PROBLEM STATEMENT:
Only the lines from the start of the data to the line containing "const dims = d3.range(7, 41);", both included, should be output, exactly and without pictures.

SUPPLIED INFORMATION:
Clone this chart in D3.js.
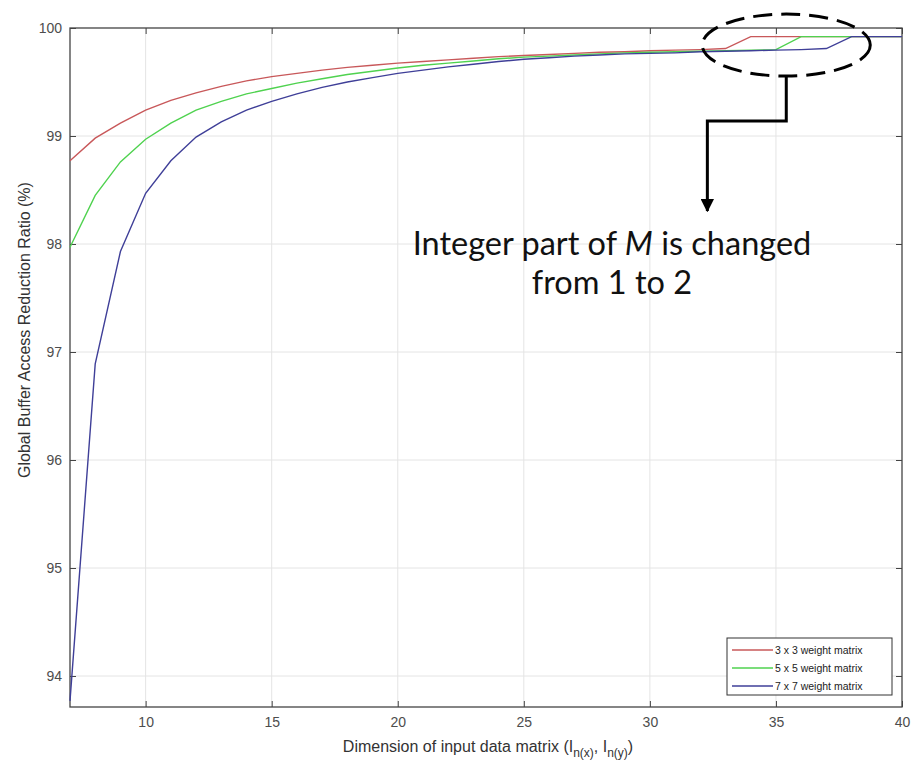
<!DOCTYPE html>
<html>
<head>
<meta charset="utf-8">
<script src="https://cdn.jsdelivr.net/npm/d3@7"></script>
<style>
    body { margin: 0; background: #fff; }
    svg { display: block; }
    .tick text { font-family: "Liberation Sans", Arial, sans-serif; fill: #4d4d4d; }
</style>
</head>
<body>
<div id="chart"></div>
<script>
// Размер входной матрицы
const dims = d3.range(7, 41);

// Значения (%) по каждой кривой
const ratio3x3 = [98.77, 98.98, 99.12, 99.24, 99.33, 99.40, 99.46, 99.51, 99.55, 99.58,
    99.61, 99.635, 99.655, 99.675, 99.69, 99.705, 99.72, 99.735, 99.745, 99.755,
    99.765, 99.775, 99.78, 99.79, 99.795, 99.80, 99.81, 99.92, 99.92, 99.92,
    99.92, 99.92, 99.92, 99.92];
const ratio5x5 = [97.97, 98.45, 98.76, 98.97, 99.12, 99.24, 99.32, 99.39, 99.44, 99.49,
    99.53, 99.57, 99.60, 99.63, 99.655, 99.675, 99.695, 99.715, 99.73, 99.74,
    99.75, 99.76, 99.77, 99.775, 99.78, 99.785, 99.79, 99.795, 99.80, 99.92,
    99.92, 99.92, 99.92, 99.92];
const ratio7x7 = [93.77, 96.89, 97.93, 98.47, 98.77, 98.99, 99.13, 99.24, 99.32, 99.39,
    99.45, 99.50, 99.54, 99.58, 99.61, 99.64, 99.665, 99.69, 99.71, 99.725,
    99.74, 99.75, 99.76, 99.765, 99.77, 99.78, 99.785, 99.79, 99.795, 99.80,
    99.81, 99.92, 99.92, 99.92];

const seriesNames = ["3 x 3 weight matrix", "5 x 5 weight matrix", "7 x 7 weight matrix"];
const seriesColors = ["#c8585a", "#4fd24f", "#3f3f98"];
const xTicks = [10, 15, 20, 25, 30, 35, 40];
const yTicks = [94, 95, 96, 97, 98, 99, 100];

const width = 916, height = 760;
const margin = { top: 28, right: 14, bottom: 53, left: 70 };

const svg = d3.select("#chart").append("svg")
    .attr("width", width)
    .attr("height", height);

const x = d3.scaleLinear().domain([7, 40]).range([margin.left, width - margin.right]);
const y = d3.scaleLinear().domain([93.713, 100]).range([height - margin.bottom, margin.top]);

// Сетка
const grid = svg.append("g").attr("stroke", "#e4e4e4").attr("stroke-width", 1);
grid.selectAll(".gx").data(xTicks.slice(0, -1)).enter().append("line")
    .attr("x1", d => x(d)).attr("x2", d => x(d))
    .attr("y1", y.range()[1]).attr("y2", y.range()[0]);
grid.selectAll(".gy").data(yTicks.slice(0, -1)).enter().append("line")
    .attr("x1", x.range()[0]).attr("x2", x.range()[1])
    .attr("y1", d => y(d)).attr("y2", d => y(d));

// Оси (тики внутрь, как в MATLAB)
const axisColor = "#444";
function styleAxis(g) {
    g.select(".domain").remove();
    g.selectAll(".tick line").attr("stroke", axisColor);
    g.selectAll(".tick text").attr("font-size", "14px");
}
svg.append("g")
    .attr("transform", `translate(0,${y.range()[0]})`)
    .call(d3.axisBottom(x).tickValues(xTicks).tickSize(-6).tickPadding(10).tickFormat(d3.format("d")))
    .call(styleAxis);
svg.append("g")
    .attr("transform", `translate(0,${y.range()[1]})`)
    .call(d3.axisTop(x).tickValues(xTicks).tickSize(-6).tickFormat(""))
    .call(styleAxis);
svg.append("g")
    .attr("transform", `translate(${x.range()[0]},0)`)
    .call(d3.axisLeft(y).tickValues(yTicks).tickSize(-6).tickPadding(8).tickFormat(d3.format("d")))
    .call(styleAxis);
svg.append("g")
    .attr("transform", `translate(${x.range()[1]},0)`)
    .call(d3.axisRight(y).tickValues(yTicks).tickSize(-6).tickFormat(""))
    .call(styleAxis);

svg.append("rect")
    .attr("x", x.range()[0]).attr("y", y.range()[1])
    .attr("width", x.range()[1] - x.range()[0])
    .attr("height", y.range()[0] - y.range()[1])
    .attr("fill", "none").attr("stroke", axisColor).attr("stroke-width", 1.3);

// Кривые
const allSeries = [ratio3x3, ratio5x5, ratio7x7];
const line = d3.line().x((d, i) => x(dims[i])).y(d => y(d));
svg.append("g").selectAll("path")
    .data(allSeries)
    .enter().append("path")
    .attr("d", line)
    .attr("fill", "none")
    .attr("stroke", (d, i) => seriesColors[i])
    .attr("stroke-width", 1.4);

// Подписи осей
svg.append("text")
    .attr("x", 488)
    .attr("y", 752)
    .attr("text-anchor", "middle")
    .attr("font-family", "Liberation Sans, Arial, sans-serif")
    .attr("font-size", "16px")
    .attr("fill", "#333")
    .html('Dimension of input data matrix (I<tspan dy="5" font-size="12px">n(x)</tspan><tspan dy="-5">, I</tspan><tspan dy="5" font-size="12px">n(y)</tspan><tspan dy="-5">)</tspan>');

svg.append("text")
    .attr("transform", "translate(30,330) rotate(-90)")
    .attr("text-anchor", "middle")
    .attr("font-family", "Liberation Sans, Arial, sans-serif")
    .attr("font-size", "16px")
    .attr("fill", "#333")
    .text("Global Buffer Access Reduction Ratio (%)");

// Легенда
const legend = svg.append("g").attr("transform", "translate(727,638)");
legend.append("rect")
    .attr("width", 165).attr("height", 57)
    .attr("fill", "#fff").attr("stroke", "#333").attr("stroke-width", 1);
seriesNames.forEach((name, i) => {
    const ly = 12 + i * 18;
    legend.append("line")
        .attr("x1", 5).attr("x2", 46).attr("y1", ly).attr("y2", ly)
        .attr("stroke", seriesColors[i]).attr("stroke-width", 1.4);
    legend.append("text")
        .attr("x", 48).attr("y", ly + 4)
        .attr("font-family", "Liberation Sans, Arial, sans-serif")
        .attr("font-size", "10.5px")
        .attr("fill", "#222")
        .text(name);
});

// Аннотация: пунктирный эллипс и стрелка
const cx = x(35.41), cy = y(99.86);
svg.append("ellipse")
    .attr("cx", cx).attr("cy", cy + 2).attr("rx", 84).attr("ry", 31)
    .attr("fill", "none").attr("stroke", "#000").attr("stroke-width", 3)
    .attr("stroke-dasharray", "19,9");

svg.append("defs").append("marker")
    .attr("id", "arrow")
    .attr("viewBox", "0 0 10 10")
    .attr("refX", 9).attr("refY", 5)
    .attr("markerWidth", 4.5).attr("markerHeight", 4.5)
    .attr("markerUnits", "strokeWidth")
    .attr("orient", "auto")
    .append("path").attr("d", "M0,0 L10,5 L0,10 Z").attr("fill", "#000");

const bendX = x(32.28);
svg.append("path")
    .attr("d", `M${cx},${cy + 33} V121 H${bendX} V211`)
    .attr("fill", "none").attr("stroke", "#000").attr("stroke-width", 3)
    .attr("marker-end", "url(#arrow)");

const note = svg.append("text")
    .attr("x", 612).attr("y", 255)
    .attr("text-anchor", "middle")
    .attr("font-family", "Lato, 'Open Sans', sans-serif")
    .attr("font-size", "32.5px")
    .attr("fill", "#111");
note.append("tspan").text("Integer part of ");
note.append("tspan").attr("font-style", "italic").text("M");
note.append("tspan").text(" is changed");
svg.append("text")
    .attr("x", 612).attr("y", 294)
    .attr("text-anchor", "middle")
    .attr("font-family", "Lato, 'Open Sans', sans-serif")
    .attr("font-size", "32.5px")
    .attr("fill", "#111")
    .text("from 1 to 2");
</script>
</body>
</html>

SOLUTION TO THIS PROBLEM:
Clone this chart in D3.js.
<!DOCTYPE html>
<html>
<head>
<meta charset="utf-8">
<script src="https://cdn.jsdelivr.net/npm/d3@7"></script>
<style>
    body { margin: 0; background: #fff; }
    svg { display: block; }
    .tick text { font-family: "Liberation Sans", Arial, sans-serif; fill: #4d4d4d; }
</style>
</head>
<body>
<div id="chart"></div>
<script>
// Размер входной матрицы
const dims = d3.range(7, 41);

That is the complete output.